Anyone who's known me or really looked at this site probably knows that I enjoy science fiction a ton; and I've worked on many projects involving science fiction themes and elements; my favorite things are often set in the unknown future, Drifting and Orchestra both take place in the future, as will Project Drop Bear, and my high school notebooks are littered with drawings of various science-fiction oriented gear and vehicles. I even drew for a short while a science-fiction webcomic, and pretty much all of my animations for my graphic design class incorporated as much science fiction as possible. In short, I'm an ardent follower of everything from cyberpunk to space westerns, and though I'm not a particularly famous writer, I feel that I have a method that works whenever I want to talk about science that's far beyond what we know right now, and I've developed a simple three or four step system to avoid major faux-pas when writing.
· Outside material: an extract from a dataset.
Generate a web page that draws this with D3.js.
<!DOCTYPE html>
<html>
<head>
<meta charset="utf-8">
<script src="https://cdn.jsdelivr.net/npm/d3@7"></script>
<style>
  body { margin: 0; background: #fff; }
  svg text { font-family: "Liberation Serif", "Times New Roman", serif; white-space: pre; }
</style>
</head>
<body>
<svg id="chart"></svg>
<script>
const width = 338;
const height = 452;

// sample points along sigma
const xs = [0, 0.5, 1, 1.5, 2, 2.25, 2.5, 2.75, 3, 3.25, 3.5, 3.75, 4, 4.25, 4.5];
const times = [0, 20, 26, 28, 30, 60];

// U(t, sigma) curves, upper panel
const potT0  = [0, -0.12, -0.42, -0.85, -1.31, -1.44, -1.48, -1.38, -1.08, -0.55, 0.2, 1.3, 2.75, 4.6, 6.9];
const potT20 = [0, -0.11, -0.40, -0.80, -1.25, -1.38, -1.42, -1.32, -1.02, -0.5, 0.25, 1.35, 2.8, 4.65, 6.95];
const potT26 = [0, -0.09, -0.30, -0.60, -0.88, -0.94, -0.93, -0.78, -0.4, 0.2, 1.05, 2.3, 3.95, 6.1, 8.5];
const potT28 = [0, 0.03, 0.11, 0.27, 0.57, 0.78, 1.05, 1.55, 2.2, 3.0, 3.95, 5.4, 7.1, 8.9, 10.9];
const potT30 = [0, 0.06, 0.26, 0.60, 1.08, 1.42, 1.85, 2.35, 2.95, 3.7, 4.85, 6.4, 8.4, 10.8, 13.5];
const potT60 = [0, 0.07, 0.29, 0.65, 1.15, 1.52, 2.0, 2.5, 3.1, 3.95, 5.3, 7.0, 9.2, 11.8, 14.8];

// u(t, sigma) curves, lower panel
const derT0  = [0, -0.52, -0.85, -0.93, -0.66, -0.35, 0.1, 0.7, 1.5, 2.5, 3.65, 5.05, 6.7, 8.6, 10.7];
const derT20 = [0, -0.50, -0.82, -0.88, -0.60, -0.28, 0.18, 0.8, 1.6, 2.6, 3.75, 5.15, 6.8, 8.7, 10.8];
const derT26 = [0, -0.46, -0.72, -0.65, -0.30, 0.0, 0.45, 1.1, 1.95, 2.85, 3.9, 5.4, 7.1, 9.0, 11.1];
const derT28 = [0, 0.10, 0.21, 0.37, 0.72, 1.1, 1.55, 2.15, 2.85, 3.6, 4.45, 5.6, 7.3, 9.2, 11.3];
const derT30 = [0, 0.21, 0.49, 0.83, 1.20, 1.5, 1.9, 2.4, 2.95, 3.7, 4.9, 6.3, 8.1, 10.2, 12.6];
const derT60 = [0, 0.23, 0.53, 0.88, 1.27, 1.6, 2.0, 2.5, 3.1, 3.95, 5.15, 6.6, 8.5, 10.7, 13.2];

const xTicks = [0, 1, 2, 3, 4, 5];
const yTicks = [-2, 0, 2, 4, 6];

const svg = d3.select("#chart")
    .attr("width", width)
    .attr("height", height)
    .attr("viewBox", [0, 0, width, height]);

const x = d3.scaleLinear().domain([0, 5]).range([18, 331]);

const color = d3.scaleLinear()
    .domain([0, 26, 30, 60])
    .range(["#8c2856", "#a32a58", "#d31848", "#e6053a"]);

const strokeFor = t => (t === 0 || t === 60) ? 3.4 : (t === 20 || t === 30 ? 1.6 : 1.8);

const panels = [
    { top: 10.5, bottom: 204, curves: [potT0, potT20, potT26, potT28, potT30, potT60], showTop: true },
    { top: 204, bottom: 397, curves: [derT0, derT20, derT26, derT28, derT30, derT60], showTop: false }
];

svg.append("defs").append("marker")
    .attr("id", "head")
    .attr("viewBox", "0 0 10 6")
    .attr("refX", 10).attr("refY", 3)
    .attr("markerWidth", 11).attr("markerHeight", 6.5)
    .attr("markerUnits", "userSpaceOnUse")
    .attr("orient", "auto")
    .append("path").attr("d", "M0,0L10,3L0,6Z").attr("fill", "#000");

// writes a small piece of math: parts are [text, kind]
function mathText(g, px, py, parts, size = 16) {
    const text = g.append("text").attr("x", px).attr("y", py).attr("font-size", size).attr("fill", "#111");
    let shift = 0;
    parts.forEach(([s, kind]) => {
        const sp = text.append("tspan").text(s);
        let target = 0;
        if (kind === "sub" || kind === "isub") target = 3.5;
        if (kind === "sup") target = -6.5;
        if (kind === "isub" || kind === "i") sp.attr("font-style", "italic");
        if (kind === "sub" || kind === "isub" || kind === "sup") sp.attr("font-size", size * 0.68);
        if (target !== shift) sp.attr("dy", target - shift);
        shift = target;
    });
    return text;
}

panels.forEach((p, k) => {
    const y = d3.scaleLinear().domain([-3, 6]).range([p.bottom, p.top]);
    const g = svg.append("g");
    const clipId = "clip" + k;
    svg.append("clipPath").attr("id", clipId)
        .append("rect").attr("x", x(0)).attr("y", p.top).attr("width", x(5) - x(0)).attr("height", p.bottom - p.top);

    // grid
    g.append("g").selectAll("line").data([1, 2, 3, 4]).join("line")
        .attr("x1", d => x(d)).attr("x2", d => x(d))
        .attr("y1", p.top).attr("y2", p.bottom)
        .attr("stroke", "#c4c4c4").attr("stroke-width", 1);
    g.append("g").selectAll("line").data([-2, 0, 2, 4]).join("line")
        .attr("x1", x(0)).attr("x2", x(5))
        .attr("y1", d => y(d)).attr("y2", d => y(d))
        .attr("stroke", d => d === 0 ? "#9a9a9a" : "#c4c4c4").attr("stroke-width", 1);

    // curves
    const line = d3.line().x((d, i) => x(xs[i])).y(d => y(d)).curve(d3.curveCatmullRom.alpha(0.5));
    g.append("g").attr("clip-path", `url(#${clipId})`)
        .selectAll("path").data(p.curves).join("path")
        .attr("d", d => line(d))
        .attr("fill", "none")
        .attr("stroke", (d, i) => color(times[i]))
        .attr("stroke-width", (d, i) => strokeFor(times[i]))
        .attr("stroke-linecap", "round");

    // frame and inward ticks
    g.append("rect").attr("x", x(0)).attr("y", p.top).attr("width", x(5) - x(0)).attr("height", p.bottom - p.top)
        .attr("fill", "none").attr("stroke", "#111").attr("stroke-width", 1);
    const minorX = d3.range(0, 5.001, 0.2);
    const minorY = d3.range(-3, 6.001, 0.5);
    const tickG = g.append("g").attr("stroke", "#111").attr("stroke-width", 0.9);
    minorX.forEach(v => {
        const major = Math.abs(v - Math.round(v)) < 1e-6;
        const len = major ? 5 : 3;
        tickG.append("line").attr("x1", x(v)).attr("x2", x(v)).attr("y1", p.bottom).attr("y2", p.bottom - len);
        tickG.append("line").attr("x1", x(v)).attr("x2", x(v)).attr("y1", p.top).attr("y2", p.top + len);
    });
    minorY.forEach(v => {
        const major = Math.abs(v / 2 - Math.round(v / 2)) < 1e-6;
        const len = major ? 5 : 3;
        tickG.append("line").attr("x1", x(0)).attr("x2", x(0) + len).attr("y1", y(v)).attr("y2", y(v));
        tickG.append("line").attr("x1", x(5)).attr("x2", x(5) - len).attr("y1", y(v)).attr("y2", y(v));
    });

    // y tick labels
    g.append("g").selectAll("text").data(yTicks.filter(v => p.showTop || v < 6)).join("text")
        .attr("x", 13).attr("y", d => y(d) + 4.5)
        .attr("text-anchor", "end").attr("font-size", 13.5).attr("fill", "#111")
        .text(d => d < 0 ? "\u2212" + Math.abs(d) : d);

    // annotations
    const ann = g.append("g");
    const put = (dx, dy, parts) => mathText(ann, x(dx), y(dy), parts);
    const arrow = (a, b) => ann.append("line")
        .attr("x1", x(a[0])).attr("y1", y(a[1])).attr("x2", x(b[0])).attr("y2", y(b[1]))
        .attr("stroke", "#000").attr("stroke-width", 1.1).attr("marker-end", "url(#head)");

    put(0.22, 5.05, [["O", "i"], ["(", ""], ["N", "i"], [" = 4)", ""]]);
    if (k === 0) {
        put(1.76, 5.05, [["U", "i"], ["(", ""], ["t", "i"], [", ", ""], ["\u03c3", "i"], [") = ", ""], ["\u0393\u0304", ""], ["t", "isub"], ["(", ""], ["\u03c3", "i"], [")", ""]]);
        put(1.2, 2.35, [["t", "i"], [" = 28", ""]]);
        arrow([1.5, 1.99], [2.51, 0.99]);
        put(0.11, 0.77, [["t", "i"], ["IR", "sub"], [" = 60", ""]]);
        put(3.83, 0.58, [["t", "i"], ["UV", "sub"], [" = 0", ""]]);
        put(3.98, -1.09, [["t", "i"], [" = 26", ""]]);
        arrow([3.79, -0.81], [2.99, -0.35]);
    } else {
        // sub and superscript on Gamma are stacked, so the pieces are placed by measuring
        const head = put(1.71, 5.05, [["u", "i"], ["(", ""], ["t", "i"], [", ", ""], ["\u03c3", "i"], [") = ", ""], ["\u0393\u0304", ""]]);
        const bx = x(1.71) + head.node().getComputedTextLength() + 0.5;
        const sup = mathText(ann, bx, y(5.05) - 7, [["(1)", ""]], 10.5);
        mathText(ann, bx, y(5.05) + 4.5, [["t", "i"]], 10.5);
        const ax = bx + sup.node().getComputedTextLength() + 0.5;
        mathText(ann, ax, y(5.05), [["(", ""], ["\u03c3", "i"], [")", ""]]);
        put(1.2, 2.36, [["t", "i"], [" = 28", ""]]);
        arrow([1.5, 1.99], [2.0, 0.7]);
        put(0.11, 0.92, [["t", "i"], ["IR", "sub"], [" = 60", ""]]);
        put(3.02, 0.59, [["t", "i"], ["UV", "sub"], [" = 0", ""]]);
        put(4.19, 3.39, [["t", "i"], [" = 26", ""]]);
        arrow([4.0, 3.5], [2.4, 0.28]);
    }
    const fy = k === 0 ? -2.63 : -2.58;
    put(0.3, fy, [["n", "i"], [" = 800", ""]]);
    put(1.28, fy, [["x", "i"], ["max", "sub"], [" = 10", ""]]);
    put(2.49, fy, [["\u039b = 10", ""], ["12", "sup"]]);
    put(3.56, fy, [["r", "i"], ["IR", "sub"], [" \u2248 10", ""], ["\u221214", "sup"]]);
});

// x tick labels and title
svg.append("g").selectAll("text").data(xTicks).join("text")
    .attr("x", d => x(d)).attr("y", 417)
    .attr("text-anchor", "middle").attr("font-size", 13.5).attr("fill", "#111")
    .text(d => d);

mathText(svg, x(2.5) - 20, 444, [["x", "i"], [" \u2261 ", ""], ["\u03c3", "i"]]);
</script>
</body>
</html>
I'm a big fan of sites like Wikipedia, because they allow me to look up cutting edge stuff and often getting lost in a voluminous archive of random information is one of the best ways to make up science fiction. I never include anything in my games or writings unless I've researched it or decided explicitly not to. For instance, the economy system in Drifting attempts to be as heavily driven as possible by what modern theory dictates about power, energy, and computing; it's built to create a scenario where the people who control tech manufacturing become powerful, and those who don't slide to the back.
I calculate everything when writing science fiction. My first advice to people whose science fiction doesn't make sense is to check why things happen. This is true for if you're trying to come up for some good technobabble to why a certain device works, but also goes a far way to explain why it was originally developed. For instance, people have no inherent need for a bigger weapon. There are only a couple reasons for arms escalation, namely that your opponent is either too heavily armored to be damaged, or is too far away or too hard to hit. Both of these played into the development of firearms as we know them, since they are powerful enough to do serious harm even through armor when properly crafted, and simple enough to use with no formal training, unlike a bow. Plus, moving a projectile at hypersonic speeds is a good way to achieve a great reach.
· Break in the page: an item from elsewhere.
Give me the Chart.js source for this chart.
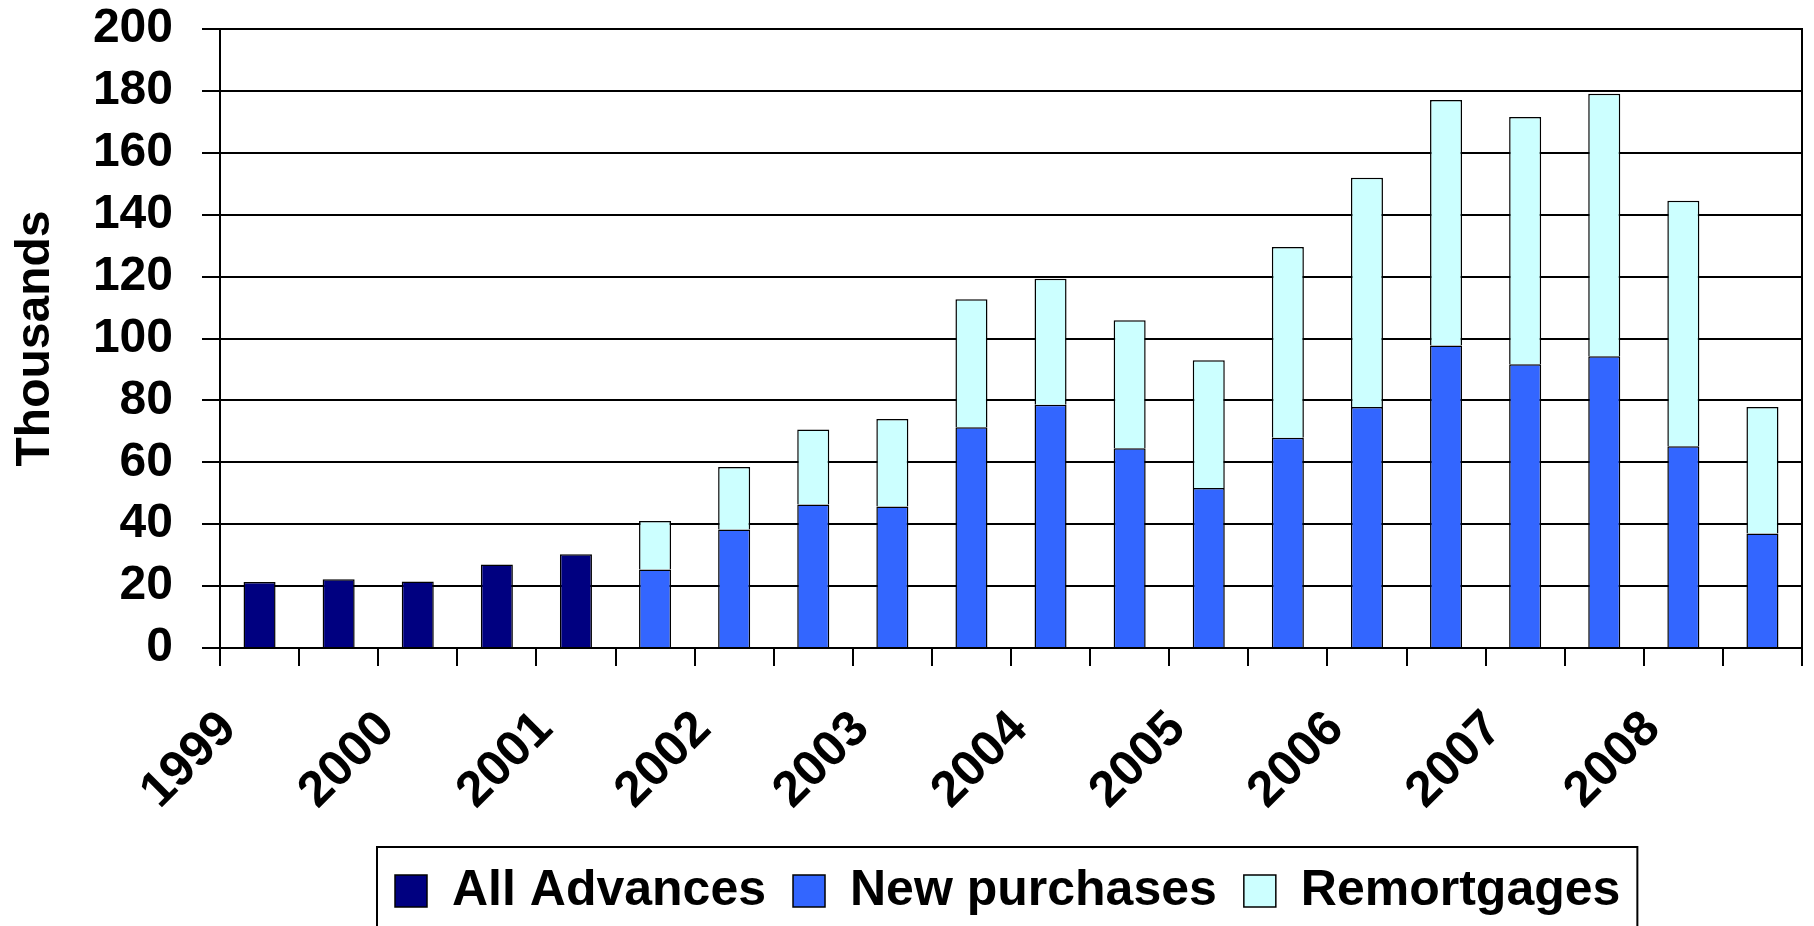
<!DOCTYPE html>
<html>
<head>
<meta charset="utf-8">
<script src="https://cdn.jsdelivr.net/npm/chart.js@4/dist/chart.umd.min.js"></script>
<style>
  html, body { margin: 0; padding: 0; background: #fff; }
  #wrap { width: 1814px; height: 926px; position: relative; }
</style>
</head>
<body>
<div id="wrap"><canvas id="c" width="1814" height="926"></canvas></div>
<script>
// ---- data ----
const categories = ['1999','', '2000','', '2001','', '2002','', '2003','', '2004','', '2005','', '2006','', '2007','', '2008',''];
const allAdvances = [21.3, 22.2, 21.5, 27.0, 30.3, null, null, null, null, null, null, null, null, null, null, null, null, null, null, null];
const newPurchases = [null, null, null, null, null, 25.4, 38.3, 46.4, 45.7, 71.3, 78.6, 64.5, 51.7, 67.9, 77.9, 97.7, 91.7, 94.3, 65.2, 37.0];
const remortgages = [null, null, null, null, null, 15.6, 20.2, 24.2, 28.3, 41.4, 40.7, 41.4, 41.3, 61.7, 74.0, 79.4, 79.9, 84.8, 79.3, 40.9];
const yTicks = [0, 20, 40, 60, 80, 100, 120, 140, 160, 180, 200];
const seriesNames = ['All Advances', 'New purchases', 'Remortgages'];
const seriesColors = ['#000080', '#3366FF', '#CCFFFF'];

const FONT = '"Liberation Sans", Arial, sans-serif';

const legendPlugin = {
  id: 'legendFrame',
  afterLayout(chart) {
    const lg = chart.legend;
    if (!lg || !lg.lineWidths) return;
    const pad = lg.options.labels.padding;
    const x0 = (lg.left + pad + lg.right - lg.lineWidths[0]) / 2;
    const dx = 395 - x0;
    lg.left += dx; lg.right += dx;
  },
  afterDraw(chart) {
    const lg = chart.legend;
    if (!lg || !lg.legendHitBoxes || !lg.legendHitBoxes.length) return;
    const hb = lg.legendHitBoxes;
    const l = hb[0].left - 18;
    const r = hb[hb.length - 1].left + hb[hb.length - 1].width + 17;
    const t = hb[0].top - 19;
    const ctx = chart.ctx;
    ctx.save();
    ctx.strokeStyle = '#000';
    ctx.lineWidth = 2;
    ctx.strokeRect(l, t, r - l, 200);
    ctx.restore();
  }
};

new Chart(document.getElementById('c'), {
  type: 'bar',
  data: {
    labels: categories,
    datasets: [
      { label: seriesNames[0], data: allAdvances, backgroundColor: seriesColors[0] },
      { label: seriesNames[1], data: newPurchases, backgroundColor: seriesColors[1] },
      { label: seriesNames[2], data: remortgages, backgroundColor: seriesColors[2] }
    ].map(d => Object.assign(d, { borderColor: '#000', borderWidth: 1.5, barPercentage: 0.405, categoryPercentage: 1.0 }))
  },
  options: {
    responsive: false,
    animation: false,
    devicePixelRatio: 1,
    layout: { padding: { left: 0, right: 12, top: 0, bottom: 0 } },
    plugins: {
      tooltip: { enabled: false },
      title: { display: false },
      legend: {
        display: true,
        position: 'bottom',
        labels: {
          color: '#000',
          font: { family: FONT, size: 50, weight: 'bold' },
          boxWidth: 32,
          boxHeight: 32,
          padding: 27
        }
      }
    },
    scales: {
      x: {
        stacked: true,
        offset: true,
        grid: { display: true, drawOnChartArea: false, drawTicks: true, tickLength: 18, color: '#000', lineWidth: 2, offset: true },
        border: { display: true, color: '#000', width: 2 },
        ticks: {
          autoSkip: false,
          maxRotation: 45,
          minRotation: 45,
          padding: 34,
          labelOffset: -31,
          color: '#000',
          font: { family: FONT, size: 50, weight: 'bold' }
        },
        afterFit(s) { s.height = 191; s.paddingLeft = 0; s.paddingRight = 0; }
      },
      y: {
        stacked: true,
        min: 0,
        max: 200,
        afterBuildTicks(s) { s.ticks = yTicks.map(v => ({ value: v })); },
        grid: { display: true, color: '#000', lineWidth: 2, tickLength: 18, drawTicks: true },
        border: { display: true, color: '#000', width: 2 },
        ticks: {
          autoSkip: false,
          stepSize: 20,
          padding: 29,
          color: '#000',
          font: { family: FONT, size: 48, weight: 'bold' }
        },
        title: {
          display: true,
          text: 'Thousands',
          color: '#000',
          font: { family: FONT, size: 48, weight: 'bold' },
          padding: { top: 7, bottom: 0 }
        },
        afterFit(s) { s.width = 220; s.paddingTop = 29; s.paddingBottom = 0; }
      },
      y2: {
        position: 'right',
        min: 0,
        max: 200,
        grid: { display: false, drawOnChartArea: false, drawTicks: false },
        border: { display: true, color: '#000', width: 2 },
        ticks: { display: false },
        afterFit(s) { s.width = 0; s.paddingTop = 0; s.paddingBottom = 0; }
      }
    }
  },
  plugins: [legendPlugin]
});
</script>
</body>
</html>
When I make up a concept, I try to hook it in with as many concepts as possible; one advance usually leads to another, even if there's no linear progression of science. When one use for something is discovered, the market for it rises, meaning that alternate uses are pretty common. This is why gallium is so big in Drifting, since after researching it and figuring out why it was necessary (semiconductors in a scenario where silicon is not terribly common) I then looked up other potential applications of gallium, which meant that Augustus went from just being a source of computers to being a source for all sorts of technological goodies, including applications in ion-based technology and hydrogen-related industries.
Part of what I do as a writer is look at how far things could go, but then I also take a step backward. This is sort of an optional step, but what I do is basically ask "but what would they need?" and "what could they get to?" about the people of the scenario I'm looking at. This is why Augustus doesn't have a gargantuan ion cannon drilled into the planet and aimed at everyone else while demanding tribute. Quite frankly, that technology, even if it were theoretically feasible within the stretched limits of science within Drifting, is far outside what the inhabitants of Augustus could create, so I cut it out even though the idea did pop into my head that they had a potentially brutal weapon there.
This isn't a surefire guide to great science-fiction writing, and I'm sure I'm not great, but it's a good guide for making something serious that you won't look back on by the time you're wrapping stuff up and find unbearably corny.